Visualization of the generated dance conditioned on music input and text guidance.

Smart watch-based hand gesture reognition model for AR glasses [demo][patent][media1][media2][media3]

2021 Summer Intern at OPPO US Research Center

Augumented reality (AR) glasses are the promising commerical products as the enterance to Metaverse. However, the common user interface (UI) for AR glass is the vision-based hand gesture recognition which can only capture the gestures in the view of camera. This limit the usage of AR glass. Here, we proposed a smart watch-based hand gesture recognition system which takes the data from Inertial Measurement Unit (IMU) sensor and Photoplethysmography (PPG) sensor as input and predicts user’s hand gesture in real time. A modified MobileNet deep learning model was trained on 0.4 million data collected from various users. The well-trained model has averaged 96% recall and 94% precision for each type of gesture. By combining handcrafted signal features into the model, we reduced 35% power consumption over existing methods. You can check the demo here.
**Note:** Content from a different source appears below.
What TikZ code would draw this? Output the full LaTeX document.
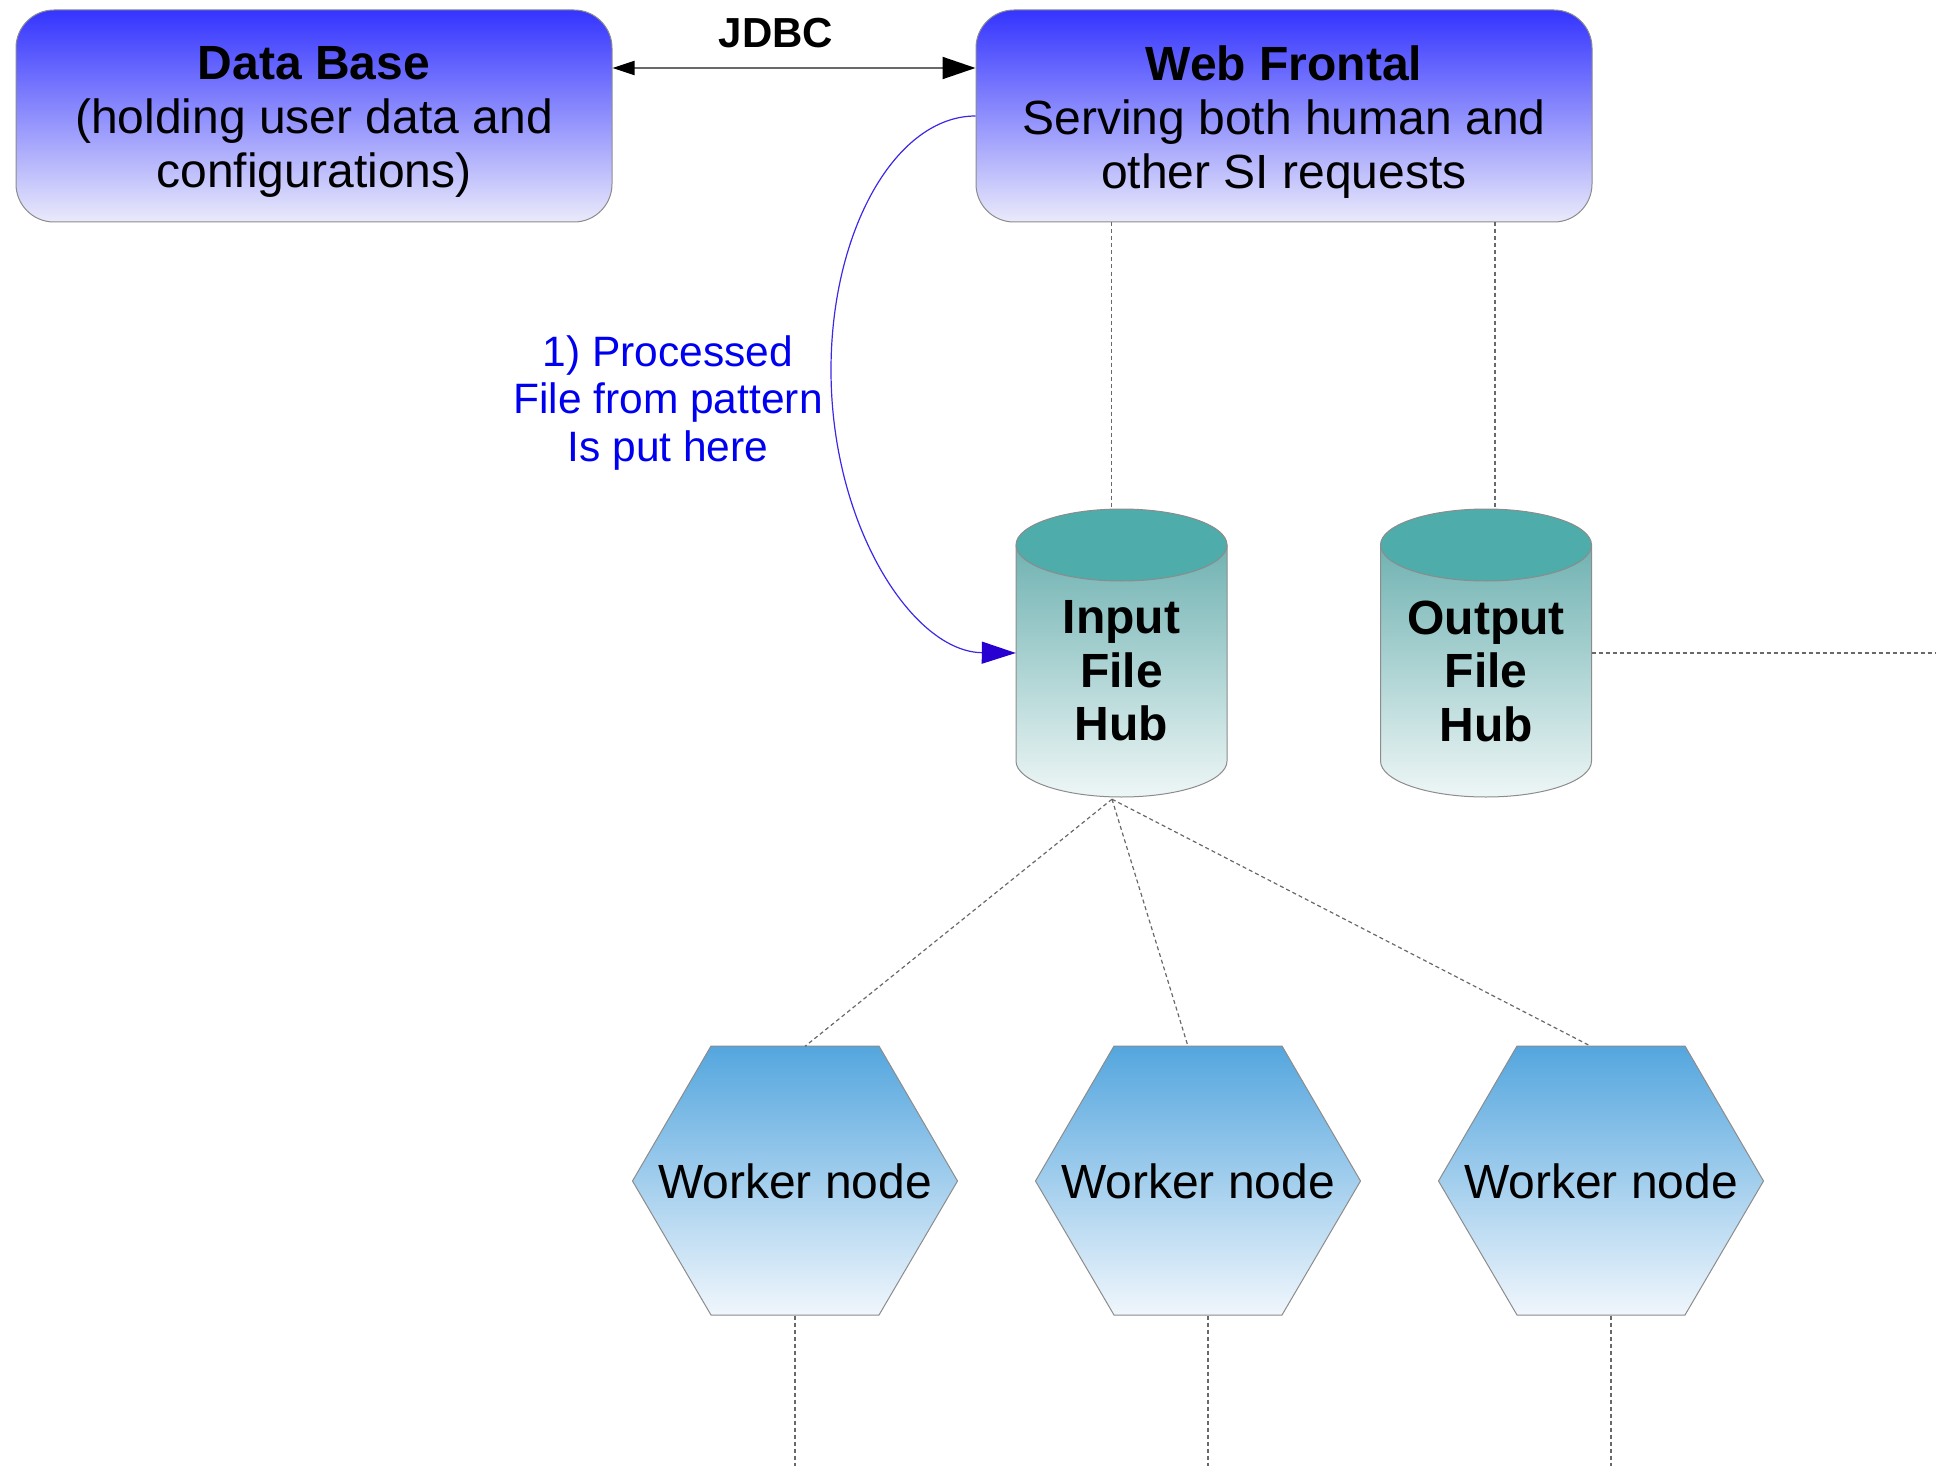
\documentclass[tikz,border=0pt]{standalone}
\usepackage{fontspec}
\setmainfont{Liberation Sans}
\usetikzlibrary{arrows.meta}

\definecolor{boxtop}{RGB}{52,52,255}
\definecolor{boxbot}{RGB}{234,234,251}
\definecolor{edgegray}{RGB}{140,140,140}
\definecolor{hubcap}{RGB}{78,172,170}
\definecolor{hubtop}{RGB}{112,178,178}
\definecolor{hubbot}{RGB}{238,246,246}
\definecolor{hextop}{RGB}{84,166,222}
\definecolor{hexbot}{RGB}{240,246,252}
\definecolor{notecol}{RGB}{0,0,240}
\definecolor{curvecol}{RGB}{60,40,230}
\definecolor{tipcol}{RGB}{40,0,210}
\definecolor{linkgray}{RGB}{105,105,105}

\tikzset{
  panel/.style={rectangle, rounded corners=38pt, draw=edgegray, line width=1pt,
    top color=boxtop, bottom color=boxbot, minimum height=212pt, inner sep=0pt},
  paneltext/.style={align=center, font=\fontsize{48}{54}\selectfont},
  hubshape/.style={rectangle, inner sep=0pt, minimum width=211pt, minimum height=288pt},
  hubbody/.style={draw=edgegray, line width=1pt, top color=hubtop, bottom color=hubbot},
  hubcapfill/.style={draw=edgegray, line width=1pt, fill=hubcap},
  hubtext/.style={align=center, font=\fontsize{48}{53.5}\selectfont\bfseries},
  hexfill/.style={draw=edgegray, line width=1pt, top color=hextop, bottom color=hexbot},
  workerbox/.style={rectangle, inner sep=0pt, minimum width=325pt, minimum height=269pt,
    font=\fontsize{48}{54}\selectfont},
  link/.style={draw=linkgray, line width=1.2pt, dash pattern=on 4pt off 3pt},
  note/.style={align=center, text=notecol, font=\fontsize{42.5}{47.5}\selectfont},
}

\begin{document}
\begin{tikzpicture}[x=1pt, y=-1pt]
\useasboundingbox (0,0) rectangle (1936,1466);
\coordinate (floor) at (0,1466);

% top boxes
\node[panel, minimum width=596pt] (db)  at (314,116)  {};
\node[paneltext] at ([yshift=-6pt]db.center) {{\bfseries Data Base}\\(holding user data and\\configurations)};
\node[panel, minimum width=616pt] (web) at (1284,116) {};
\node[paneltext] at ([yshift=-6pt]web.center) {{\bfseries Web Frontal}\\Serving both human and\\other SI requests};

% JDBC link
\node[anchor=base, font=\fontsize{42}{48}\selectfont\bfseries] (jdbc) at (776,48) {JDBC};
\draw[draw=linkgray, line width=2pt,
      {Triangle[length=22pt,width=14pt,color=black]}-{Triangle[length=33pt,width=22pt,color=black]}]
  ([yshift=48pt]db.east) -- ([yshift=48pt]web.west);

% file hubs
\foreach \nm/\cx/\txt in {ih/1121.5/Input, oh/1486/Output} {
  \path[hubbody] (\cx-105.5,545) -- (\cx-105.5,761)
    arc[start angle=180, end angle=0, x radius=105.5, y radius=36] -- (\cx+105.5,545) -- cycle;
  \path[hubcapfill] (\cx,545) ellipse [x radius=105.5, y radius=36];
  \node[hubshape] (\nm) at (\cx,653) {};
  \node[hubtext] at (\cx,671) {\txt\\File\\Hub};
}

% worker nodes
\foreach \nm/\cx in {w1/795, w2/1198, w3/1601} {
  \path[hexfill] (\cx-162.5,1181) -- (\cx-84,1046) -- (\cx+84,1046) -- (\cx+162.5,1181)
    -- (\cx+84,1315) -- (\cx-84,1315) -- cycle;
  \node[workerbox] (\nm) at (\cx,1181) {Worker node};
}

% dashed links
\coordinate (ihtop) at ([xshift=-10pt]ih.north);
\coordinate (ohtop) at ([xshift=9pt]oh.north);
\draw[link] (ihtop |- web.south) -- (ihtop);
\draw[link] (ohtop |- web.south) -- (ohtop);
\coordinate (edgeR) at (1936,653);
\draw[link] (oh.east) -- (edgeR);

\coordinate (ihbot) at ([xshift=-9.5pt, yshift=-2pt]ih.south);
\draw[link] (ihbot) -- ([xshift=10pt]w1.north);
\draw[link] (ihbot) -- ([xshift=-10pt]w2.north);
\draw[link] (ihbot) -- ([xshift=-10pt]w3.north);

\draw[link] (w1.south) -- (w1.south |- floor);
\draw[link] ([xshift=10pt]w2.south) -- ([xshift=10pt]w2.south |- floor);
\draw[link] ([xshift=10pt]w3.south) -- ([xshift=10pt]w3.south |- floor);

% processed file flow
\node[note] (lbl) at (668,403) {1) Processed\\File from pattern\\Is put here};
\draw[draw=curvecol, line width=1.2pt, -{Triangle[length=34pt,width=22pt,color=tipcol]}]
  (web.west) .. controls (896,116) and (831,230) .. (831,370)
             .. controls (831,526) and (913,652) .. (ih.west);
\end{tikzpicture}
\end{document}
Indoor Activity Recognition with mmWave Radar Sensor for Aging in Place [project homepage] [demo] [presentation] [code]

Computer Science master thesis

Nowadays, world population aging, which requires heavy investment of time and manpower in daily care, is having a heavy impact on society and economic of human beings. To caregivers, injury or death caused by fall-down and declined self-dependence due to Alzheimer’s disease are two main issues to struggle on. Herein, we devise a human activity recognition (HAR) system which is potential to handle these issues. In contrast to traditional system using RGB camera, the indoor activity recognition system with mmWave Radar offers an service with low privacy leakage risk without costing any recognition accuracy. Taking the data of daily indoor activities as input, four deep learning models are trained and com- pared to build up an optimized activity classifier. The averaged accuracy of best model in test data set reaches 91.87%, which shows its full potential for practi- cal deployment. A simplistic user interface (UI) is also designed to demonstrate the functionality of well-trained model. To implement distributed deployment, we connect Raspberry Pi to AWS IoT for real-time data collection and processing respectively. A probability threshold of fall-down action is set by AWS Lambda to trigger an alarming and call for first-aid in time. We hope the proposed system could provide an accurate recognition service which further enable the remote monitoring for elderly people and reduce labour for caregivers.

Intelligent Antenna Design using Generative Adversarial Network [paper]

Featured by low conduction loss and high radiation efficiency, dielectric resonator antennas (DRA) have been considered as a promising antenna type for the applications of 5G technologies at 60 GHz band. To date, the design of the DRA mainly depends on the intuitive reasoning and trial-and-error process, which is time-consuming and resource-demanding. To address this challenge, a generative adversarial network (GAN)-based approach is developed to automate the design of DRA structures. The GAN model incorporates a simulator and generator for the DRA modeling and DRA structure design, respectively. A training dataset of the pattern-annotation pairs of geometric shapes and S11 parameter was generated to train the GAN model. During the training process, the distribution of this dataset was captured by the end-to-end GAN model. The trained GAN model is capable of predicting DRA performance as well as generating new DRA structures according to a given S11 spectrum.

GAN model architecture developed to design DRA patterns with a given S11 spectrum. (a) GAN model consising of generator, simulator, and critic networks. The inputs of the generator network (b) include the training S11 data and Gaussian noise. {describe the blocks in the figure} The generator output, represeting the calculated DRA pattern, is used as the inputs of the simulator and critic networks. The simulator and circtic networks consist of the ConvNet, BN and ResNet.